An experimental breast cancer drug from Seattle Genetics is headed for FDA review after the company reported a pivotal clinical trial met its main goals.
The company has been testing tucatinib as a treatment for advanced or metastatic breast cancer with abnormally high levels of a protein called human epidermal growth factor receptor 2 (HER2), which promotes the aggressive spread of cancer cells.
Seattle Genetics (NASDAQ: [[ticker:SGEN]]) on Monday announced preliminary study results and said that its targeted therapy, given in combination with two chemotherapies, trastuzumab and capecitabine, met the primary and secondary goals set for the trial. The successful result on the primary goal: The combination of tucatinib with the chemo drugs reduced the risk of the cancer continuing to grow or spread, or the patient dying, by 46 percent compared with results from patients who only received the chemotherapies.
Based on those early results, SeaGen plans to seek FDA approval in the first quarter of 2020 to market the drug as a treatment for HER2-positive breast cancer. The company’s stock price jumped on the news to about $101 at the market close Monday, up 15 percent from Friday’s $87.40 per share closing price.
According to the Bothell, WA-based company, 271,270 new cases of invasive breast cancer are estimated to be diagnosed in the US this year; between 15 and 20 percent of breast cancer cases worldwide have high levels of HER2.
Tucatinib, an pill, targets tyrosine kinase enzymes, which play a key role in cancer growth. Originally developed by another Washington state company, Cascadian Therapeutics, the drug was in late-stage testing last year when SeaGen acquired the company—and its lead drug—for $614 million cash.
SeaGen says that, unlike some other cancer drugs that target those enzymes, tucatinib doesn’t impact another protein, epidermal growth factor receptor (EGFR); inhibiting EGFR can cause serious side effects, including skin rashes and diarrhea.
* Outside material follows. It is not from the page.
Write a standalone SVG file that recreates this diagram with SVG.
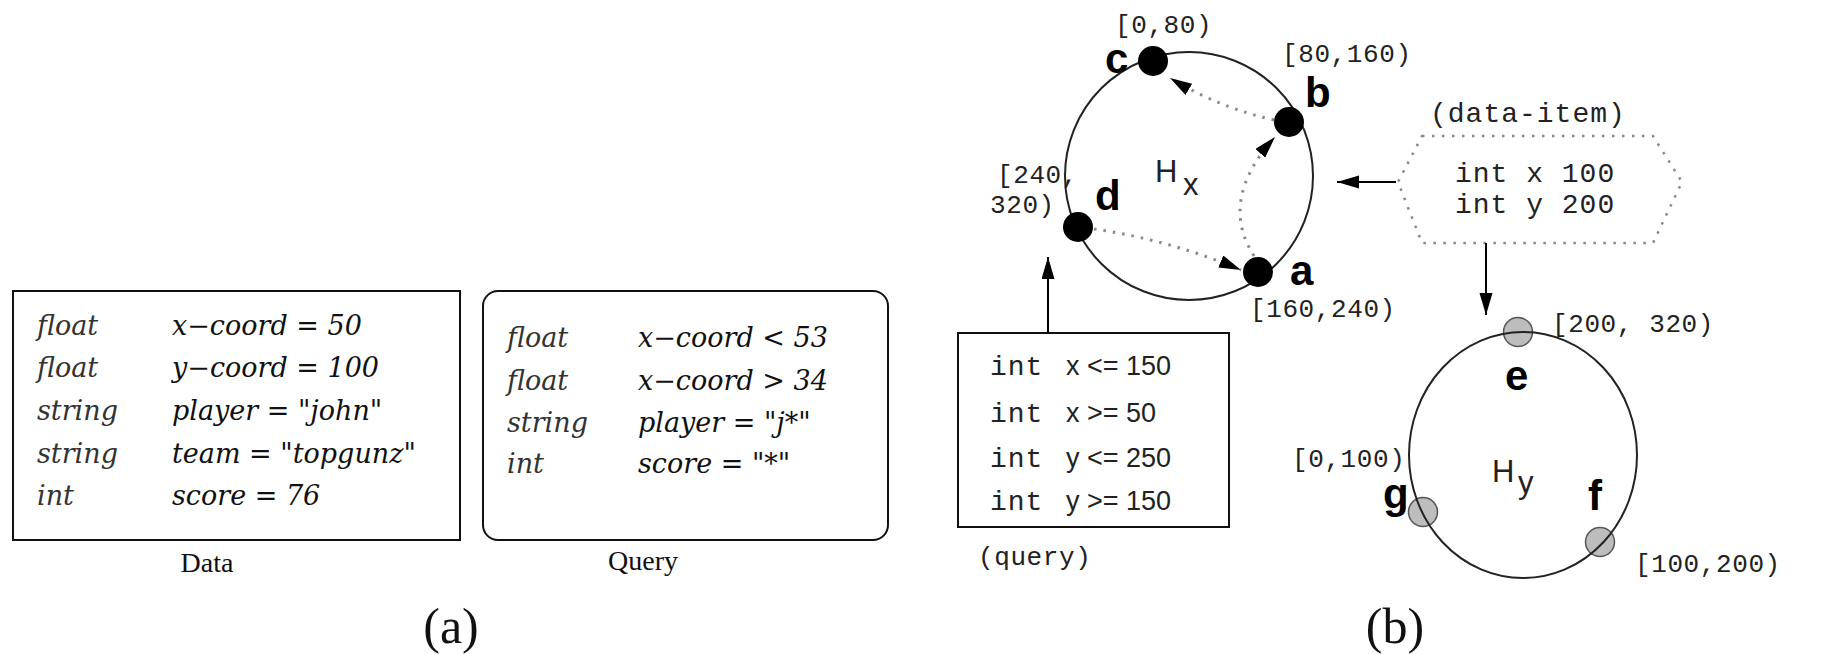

The most common side effects experienced by the patients in the trial who received tucatinib were diarrhea, hand-foot syndrome, nausea, fatigue, and vomiting; 5.7 percent of those patients stopped participating because of the side effects, compared with 3 percent of patients who weren’t receiving the drug and stopped participating, according to SeaGen.
The company enrolled 612 patients in the study; the data the company disclosed Monday were from the first 480 patients enrolled, as planned. Given the results, the patients in the control group will now be offered the three-drug option. All patients had been previously treated with other cancer drugs: trastuzumab, pertuzumab, and ado-trastuzumab emtansine (T-DM1).
SeaGen was also tracking overall survival in patients who received the trio of drugs; the risk of death was 34 percent lower in that group than for those who didn’t get tucatinib. It also tracked disease progression among a subset of patients whose disease had spread to the brain before the trial started—about half of those enrolled—and found a 52 percent reduction in the risk of disease progression or death. The drug has received an orphan drug designation from the FDA as a treatment for those patients, which gives the company financial incentives to advance its development.
The demonstrated benefit in patients whose cancer had spread to the brain could give the SeaGen drug a competitive advantage, SVB Leerink analyst Andrew Berens wrote in a Monday research note, calling the data in connection to that subset of patients “extremely compelling.”
“The benefit in patients with brain [metastasis] could potentially lead to tucatinib use throughout all lines of therapy in anyone diagnosed with brain [metastasis],” he wrote.
Two other experimental breast cancer drugs that target tumors with abnormally high levels of HER2, Puma Biotechnology’s (NASDAQ: [[ticker:PBYI]]) neratinib and MacroGenics’ (NASDAQ: [[ticker:MGNX]]) margetuximab, didn’t show benefit for patients whose disease had spread to the brain, Berens said.
If SeaGen gets the FDA’s OK for tucatinib, the drug will be the second it has taken to market since its founding in 1997. Its first, brentuximab vedotin (Adcetris), a treatment for lymphomas, was approved in 2011.